In today's climate of low investment returns, gullible investors are pushed way out on the risk spectrum and want to believe. They will not question the authenticity of the investment because they have been paid regularly for years.
This is long, and I'm sure you are all bored by now, but let me end with this:
I have read many hundreds of financial statements and I can assure you that there would be no difficulty hiding a Ponzi scheme in an audit. After all, NASI stated in their 1998 10(g) form that the company would buy additional ATMs for itself from "cash flow." So requesting a firm's financials would do you no good.
Law enforcement and regulatory agencies will take no interest until someone is visibly harmed. After all, they have an inbox full of complaints for which they have limited resources to investigate. I offer the challenge to find any securities fraud or Ponzi case that was investigated before they blew up.
The only thing that would prove malefaction would be a detailed sampling of the actual existence of the ATMs and a thorough cross reference of their client ownership proving that no ATM was assigned to more than one person. And ... who's going to pay for that.

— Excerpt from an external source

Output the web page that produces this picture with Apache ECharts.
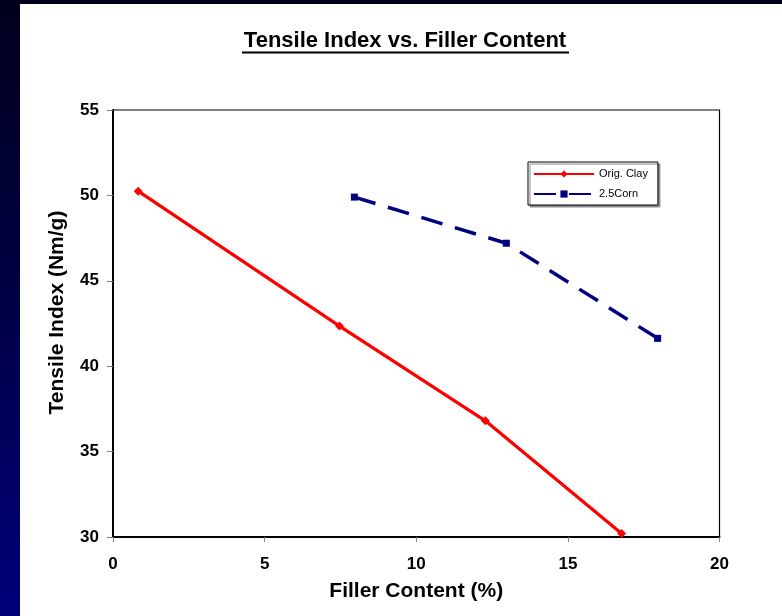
<!DOCTYPE html>
<html>
<head>
<meta charset="utf-8">
<script src="https://cdn.jsdelivr.net/npm/echarts@6/dist/echarts.min.js"></script>
<style>
  html, body { margin: 0; padding: 0; width: 782px; height: 616px; overflow: hidden; }
  body { background: linear-gradient(to bottom, #00001c 0%, #000046 50%, #00007a 100%); position: relative; }
  #chart { position: absolute; left: 20px; top: 4px; width: 762px; height: 612px; background: #ffffff; }
</style>
</head>
<body>
<div id="chart"></div>
<script>
// Tensile index (Nm/g) against filler content (%) for two fillers
const clayFiller = [0.83, 7.47, 12.28, 16.77];
const clayTensile = [50.25, 42.35, 36.8, 30.2];
const cornFiller = [7.96, 12.97, 17.96];
const cornTensile = [49.9, 47.2, 41.63];
const seriesNames = ['Orig. Clay', '2.5Corn'];
const xTicks = [0, 5, 10, 15, 20];
const yTicks = [30, 35, 40, 45, 50, 55];

const chart = echarts.init(document.getElementById('chart'));
const font = 'Arial, "Liberation Sans", sans-serif';

const pairs = (xs, ys) => xs.map((x, i) => [x, ys[i]]);

chart.setOption({
  animation: false,
  backgroundColor: '#ffffff',
  graphic: [
    {
      type: 'text',
      x: 385, y: 26,
      style: {
        text: 'Tensile Index vs. Filler Content',
        font: 'bold 22px ' + font, fill: '#000',
        align: 'center', verticalAlign: 'top'
      }
    },
    {
      type: 'line',
      shape: { x1: 222, y1: 48.5, x2: 549, y2: 48.5 },
      style: { stroke: '#000', lineWidth: 2 }
    }
  ],
  grid: {
    left: 93, top: 106, width: 606.5, height: 427,
    show: true, borderColor: '#000', borderWidth: 1.2, backgroundColor: 'transparent'
  },
  legend: {
    orient: 'vertical',
    left: 508, top: 158,
    padding: [6.5, 10, 5.5, 5],
    itemGap: 9,
    itemWidth: 60, itemHeight: 9,
    borderColor: '#000', borderWidth: 1,
    backgroundColor: '#fff',
    shadowColor: '#8a8a8a', shadowBlur: 0, shadowOffsetX: 2, shadowOffsetY: 2,
    textStyle: { fontFamily: font, fontSize: 11, color: '#000' },
    data: seriesNames
  },
  xAxis: {
    type: 'value',
    min: xTicks[0], max: xTicks[xTicks.length - 1], interval: 5,
    name: 'Filler Content (%)', nameLocation: 'middle', nameGap: 44,
    nameTextStyle: { fontFamily: font, fontSize: 21, fontWeight: 'bold', color: '#000' },
    axisLine: { lineStyle: { color: '#000', width: 2 } },
    axisTick: { show: true, inside: false, length: 5, lineStyle: { color: '#808080', width: 1 } },
    axisLabel: { margin: 19, fontFamily: font, fontSize: 17, fontWeight: 'bold', color: '#000' },
    splitLine: { show: false }
  },
  yAxis: {
    type: 'value',
    min: yTicks[0], max: yTicks[yTicks.length - 1], interval: 5,
    name: 'Tensile Index (Nm/g)', nameLocation: 'middle', nameGap: 45,
    nameTextStyle: {
      fontFamily: font, fontSize: 21, fontWeight: 'bold', color: '#000',
      padding: [0, 0, 0, 22]
    },
    axisLine: { show: true, lineStyle: { color: '#000', width: 2 } },
    axisTick: { show: true, inside: false, length: 6, lineStyle: { color: '#808080', width: 1 } },
    axisLabel: { margin: 14, fontFamily: font, fontSize: 17, fontWeight: 'bold', color: '#000' },
    splitLine: { show: false }
  },
  series: [
    {
      name: seriesNames[0],
      type: 'line',
      data: pairs(clayFiller, clayTensile),
      symbol: 'diamond', symbolSize: 9,
      itemStyle: { color: '#ff0000' },
      lineStyle: { color: '#ff0000', width: 3.2 }
    },
    {
      name: seriesNames[1],
      type: 'line',
      data: pairs(cornFiller, cornTensile),
      symbol: 'rect', symbolSize: 7,
      itemStyle: { color: '#000080' },
      lineStyle: { color: '#000080', width: 3.5, type: [22, 13] }
    }
  ]
});
</script>
</body>
</html>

Pay your taxes and you have no trouble with the IRS.
A successful scheme would involve a mix of legitimate business and fraud - expensive to prove. I would reject the investment simply because of the cost of due diligence - the verification issue.
It is interesting that paragraph
12) Non-Interference of the lease agreement we are admiring specifically enjoins the lessor from "... contacting the locations where the ATMs is/are installed and/or any service providers under contract with (the company) relating to the operation of such ATMs."
That sort of makes verification difficult unless one simply ignores that paragraph in the interests of maintaining one's financial security.
Perhaps in a later post we can talk about why ATMs are irrelevant and what the company is really selling is a 10 year renewable annuity and it is selling it for way too low a price.